* **Dataset content**
====================

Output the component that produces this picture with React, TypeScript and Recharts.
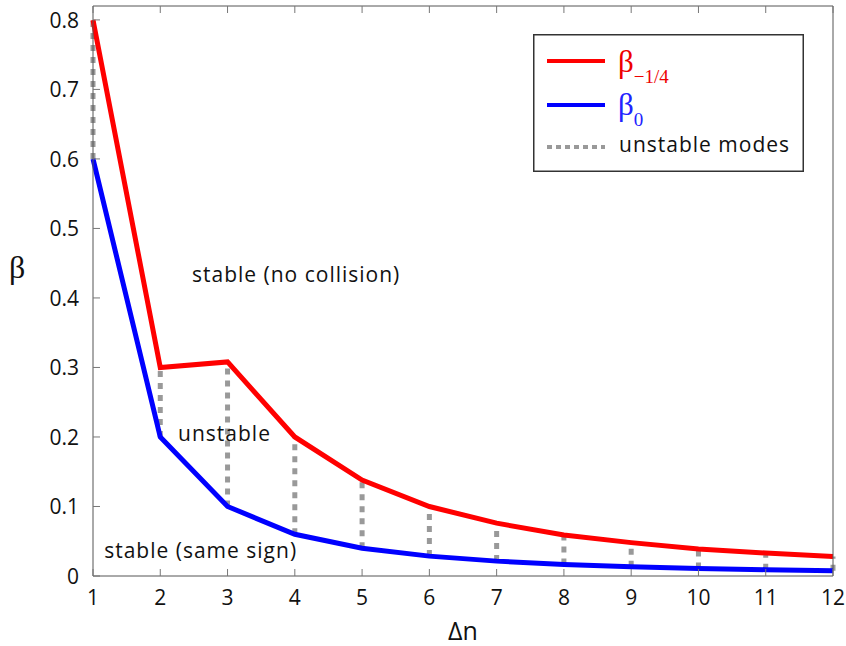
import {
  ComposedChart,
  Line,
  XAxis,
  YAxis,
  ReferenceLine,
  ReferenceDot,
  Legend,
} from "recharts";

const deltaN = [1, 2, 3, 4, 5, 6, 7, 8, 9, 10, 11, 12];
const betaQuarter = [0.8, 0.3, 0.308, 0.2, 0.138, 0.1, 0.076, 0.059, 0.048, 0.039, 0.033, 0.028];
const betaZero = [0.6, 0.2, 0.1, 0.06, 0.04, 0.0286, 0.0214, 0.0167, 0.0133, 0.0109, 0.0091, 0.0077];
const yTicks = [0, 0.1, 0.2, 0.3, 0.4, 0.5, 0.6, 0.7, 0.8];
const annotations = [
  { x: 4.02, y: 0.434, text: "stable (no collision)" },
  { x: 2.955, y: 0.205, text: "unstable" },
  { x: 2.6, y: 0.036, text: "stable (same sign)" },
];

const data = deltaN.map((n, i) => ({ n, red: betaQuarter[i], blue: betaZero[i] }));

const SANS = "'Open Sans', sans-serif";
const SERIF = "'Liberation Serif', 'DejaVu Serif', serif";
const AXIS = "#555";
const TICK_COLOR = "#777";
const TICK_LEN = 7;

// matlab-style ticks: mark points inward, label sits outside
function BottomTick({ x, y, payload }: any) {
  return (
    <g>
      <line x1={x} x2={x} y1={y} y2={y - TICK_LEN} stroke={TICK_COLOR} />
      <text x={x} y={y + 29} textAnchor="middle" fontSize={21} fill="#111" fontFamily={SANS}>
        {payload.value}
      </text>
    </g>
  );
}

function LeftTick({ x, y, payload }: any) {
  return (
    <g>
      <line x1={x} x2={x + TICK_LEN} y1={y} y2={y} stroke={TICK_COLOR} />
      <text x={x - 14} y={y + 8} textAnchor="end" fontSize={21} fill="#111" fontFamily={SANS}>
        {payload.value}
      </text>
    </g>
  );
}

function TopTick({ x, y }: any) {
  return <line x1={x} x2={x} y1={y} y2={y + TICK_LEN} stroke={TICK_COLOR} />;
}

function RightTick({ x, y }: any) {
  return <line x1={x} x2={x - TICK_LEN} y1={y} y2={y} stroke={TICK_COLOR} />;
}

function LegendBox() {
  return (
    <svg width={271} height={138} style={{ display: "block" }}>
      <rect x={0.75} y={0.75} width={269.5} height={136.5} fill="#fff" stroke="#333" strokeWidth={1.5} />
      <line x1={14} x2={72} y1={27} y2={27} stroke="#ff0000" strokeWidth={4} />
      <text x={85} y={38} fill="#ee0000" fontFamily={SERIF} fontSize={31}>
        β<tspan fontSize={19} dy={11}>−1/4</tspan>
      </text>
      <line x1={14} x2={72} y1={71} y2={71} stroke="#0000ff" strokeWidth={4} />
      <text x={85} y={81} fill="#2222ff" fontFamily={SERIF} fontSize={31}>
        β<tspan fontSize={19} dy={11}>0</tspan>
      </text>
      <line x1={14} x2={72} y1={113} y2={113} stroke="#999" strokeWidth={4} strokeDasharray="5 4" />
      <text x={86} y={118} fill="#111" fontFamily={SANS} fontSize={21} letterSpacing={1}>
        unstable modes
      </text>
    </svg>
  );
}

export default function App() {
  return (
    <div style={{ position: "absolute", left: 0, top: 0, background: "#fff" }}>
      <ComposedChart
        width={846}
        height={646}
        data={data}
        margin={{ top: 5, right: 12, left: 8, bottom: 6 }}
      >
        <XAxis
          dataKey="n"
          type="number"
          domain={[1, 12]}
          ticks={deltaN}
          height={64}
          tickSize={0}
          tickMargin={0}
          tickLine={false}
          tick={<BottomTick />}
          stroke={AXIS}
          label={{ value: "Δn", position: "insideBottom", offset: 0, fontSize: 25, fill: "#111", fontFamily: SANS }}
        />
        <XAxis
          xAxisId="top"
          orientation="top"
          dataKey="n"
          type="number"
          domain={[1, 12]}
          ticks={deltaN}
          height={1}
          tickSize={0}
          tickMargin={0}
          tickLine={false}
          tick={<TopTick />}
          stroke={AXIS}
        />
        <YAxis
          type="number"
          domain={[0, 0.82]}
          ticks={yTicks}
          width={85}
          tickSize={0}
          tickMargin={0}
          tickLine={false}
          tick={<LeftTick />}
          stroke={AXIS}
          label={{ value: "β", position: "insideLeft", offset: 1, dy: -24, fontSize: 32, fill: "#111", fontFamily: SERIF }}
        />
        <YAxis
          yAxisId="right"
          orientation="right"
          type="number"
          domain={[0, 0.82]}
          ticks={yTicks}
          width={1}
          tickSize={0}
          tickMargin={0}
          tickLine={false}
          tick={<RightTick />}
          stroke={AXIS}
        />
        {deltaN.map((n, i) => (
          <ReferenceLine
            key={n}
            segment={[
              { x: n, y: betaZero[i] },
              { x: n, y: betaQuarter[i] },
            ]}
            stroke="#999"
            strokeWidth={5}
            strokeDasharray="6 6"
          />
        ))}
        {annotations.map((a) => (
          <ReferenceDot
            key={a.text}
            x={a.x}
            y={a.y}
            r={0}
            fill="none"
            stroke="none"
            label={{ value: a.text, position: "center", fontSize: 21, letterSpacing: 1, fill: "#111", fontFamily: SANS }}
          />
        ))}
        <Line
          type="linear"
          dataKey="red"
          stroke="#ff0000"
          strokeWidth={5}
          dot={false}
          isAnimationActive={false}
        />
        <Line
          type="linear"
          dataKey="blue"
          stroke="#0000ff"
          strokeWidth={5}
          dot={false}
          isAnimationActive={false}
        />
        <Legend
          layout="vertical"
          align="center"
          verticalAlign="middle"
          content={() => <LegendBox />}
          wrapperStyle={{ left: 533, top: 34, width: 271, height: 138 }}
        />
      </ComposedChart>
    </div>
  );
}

====================

* **Exercise aim**
Set the listing down in full and exactly. Pictures within it should not appear in the copy.

* **Full output**
Output the component that produces this picture with React, TypeScript and Recharts.
import {
  ComposedChart,
  Line,
  XAxis,
  YAxis,
  ReferenceLine,
  ReferenceDot,
  Legend,
} from "recharts";

const deltaN = [1, 2, 3, 4, 5, 6, 7, 8, 9, 10, 11, 12];
const betaQuarter = [0.8, 0.3, 0.308, 0.2, 0.138, 0.1, 0.076, 0.059, 0.048, 0.039, 0.033, 0.028];
const betaZero = [0.6, 0.2, 0.1, 0.06, 0.04, 0.0286, 0.0214, 0.0167, 0.0133, 0.0109, 0.0091, 0.0077];
const yTicks = [0, 0.1, 0.2, 0.3, 0.4, 0.5, 0.6, 0.7, 0.8];
const annotations = [
  { x: 4.02, y: 0.434, text: "stable (no collision)" },
  { x: 2.955, y: 0.205, text: "unstable" },
  { x: 2.6, y: 0.036, text: "stable (same sign)" },
];

const data = deltaN.map((n, i) => ({ n, red: betaQuarter[i], blue: betaZero[i] }));

const SANS = "'Open Sans', sans-serif";
const SERIF = "'Liberation Serif', 'DejaVu Serif', serif";
const AXIS = "#555";
const TICK_COLOR = "#777";
const TICK_LEN = 7;

// matlab-style ticks: mark points inward, label sits outside
function BottomTick({ x, y, payload }: any) {
  return (
    <g>
      <line x1={x} x2={x} y1={y} y2={y - TICK_LEN} stroke={TICK_COLOR} />
      <text x={x} y={y + 29} textAnchor="middle" fontSize={21} fill="#111" fontFamily={SANS}>
        {payload.value}
      </text>
    </g>
  );
}

function LeftTick({ x, y, payload }: any) {
  return (
    <g>
      <line x1={x} x2={x + TICK_LEN} y1={y} y2={y} stroke={TICK_COLOR} />
      <text x={x - 14} y={y + 8} textAnchor="end" fontSize={21} fill="#111" fontFamily={SANS}>
        {payload.value}
      </text>
    </g>
  );
}

function TopTick({ x, y }: any) {
  return <line x1={x} x2={x} y1={y} y2={y + TICK_LEN} stroke={TICK_COLOR} />;
}

function RightTick({ x, y }: any) {
  return <line x1={x} x2={x - TICK_LEN} y1={y} y2={y} stroke={TICK_COLOR} />;
}

function LegendBox() {
  return (
    <svg width={271} height={138} style={{ display: "block" }}>
      <rect x={0.75} y={0.75} width={269.5} height={136.5} fill="#fff" stroke="#333" strokeWidth={1.5} />
      <line x1={14} x2={72} y1={27} y2={27} stroke="#ff0000" strokeWidth={4} />
      <text x={85} y={38} fill="#ee0000" fontFamily={SERIF} fontSize={31}>
        β<tspan fontSize={19} dy={11}>−1/4</tspan>
      </text>
      <line x1={14} x2={72} y1={71} y2={71} stroke="#0000ff" strokeWidth={4} />
      <text x={85} y={81} fill="#2222ff" fontFamily={SERIF} fontSize={31}>
        β<tspan fontSize={19} dy={11}>0</tspan>
      </text>
      <line x1={14} x2={72} y1={113} y2={113} stroke="#999" strokeWidth={4} strokeDasharray="5 4" />
      <text x={86} y={118} fill="#111" fontFamily={SANS} fontSize={21} letterSpacing={1}>
        unstable modes
      </text>
    </svg>
  );
}

export default function App() {
  return (
    <div style={{ position: "absolute", left: 0, top: 0, background: "#fff" }}>
      <ComposedChart
        width={846}
        height={646}
        data={data}
        margin={{ top: 5, right: 12, left: 8, bottom: 6 }}
      >
        <XAxis
          dataKey="n"
          type="number"
          domain={[1, 12]}
          ticks={deltaN}
          height={64}
          tickSize={0}
          tickMargin={0}
          tickLine={false}
          tick={<BottomTick />}
          stroke={AXIS}
          label={{ value: "Δn", position: "insideBottom", offset: 0, fontSize: 25, fill: "#111", fontFamily: SANS }}
        />
        <XAxis
          xAxisId="top"
          orientation="top"
          dataKey="n"
          type="number"
          domain={[1, 12]}
          ticks={deltaN}
          height={1}
          tickSize={0}
          tickMargin={0}
          tickLine={false}
          tick={<TopTick />}
          stroke={AXIS}
        />
        <YAxis
          type="number"
          domain={[0, 0.82]}
          ticks={yTicks}
          width={85}
          tickSize={0}
          tickMargin={0}
          tickLine={false}
          tick={<LeftTick />}
          stroke={AXIS}
          label={{ value: "β", position: "insideLeft", offset: 1, dy: -24, fontSize: 32, fill: "#111", fontFamily: SERIF }}
        />
        <YAxis
          yAxisId="right"
          orientation="right"
          type="number"
          domain={[0, 0.82]}
          ticks={yTicks}
          width={1}
          tickSize={0}
          tickMargin={0}
          tickLine={false}
          tick={<RightTick />}
          stroke={AXIS}
        />
        {deltaN.map((n, i) => (
          <ReferenceLine
            key={n}
            segment={[
              { x: n, y: betaZero[i] },
              { x: n, y: betaQuarter[i] },
            ]}
            stroke="#999"
            strokeWidth={5}
            strokeDasharray="6 6"
          />
        ))}
        {annotations.map((a) => (
          <ReferenceDot
            key={a.text}
            x={a.x}
            y={a.y}
            r={0}
            fill="none"
            stroke="none"
            label={{ value: a.text, position: "center", fontSize: 21, letterSpacing: 1, fill: "#111", fontFamily: SANS }}
          />
        ))}
        <Line
          type="linear"
          dataKey="red"
          stroke="#ff0000"
          strokeWidth={5}
          dot={false}
          isAnimationActive={false}
        />
        <Line
          type="linear"
          dataKey="blue"
          stroke="#0000ff"
          strokeWidth={5}
          dot={false}
          isAnimationActive={false}
        />
        <Legend
          layout="vertical"
          align="center"
          verticalAlign="middle"
          content={() => <LegendBox />}
          wrapperStyle={{ left: 533, top: 34, width: 271, height: 138 }}
        />
      </ComposedChart>
    </div>
  );
}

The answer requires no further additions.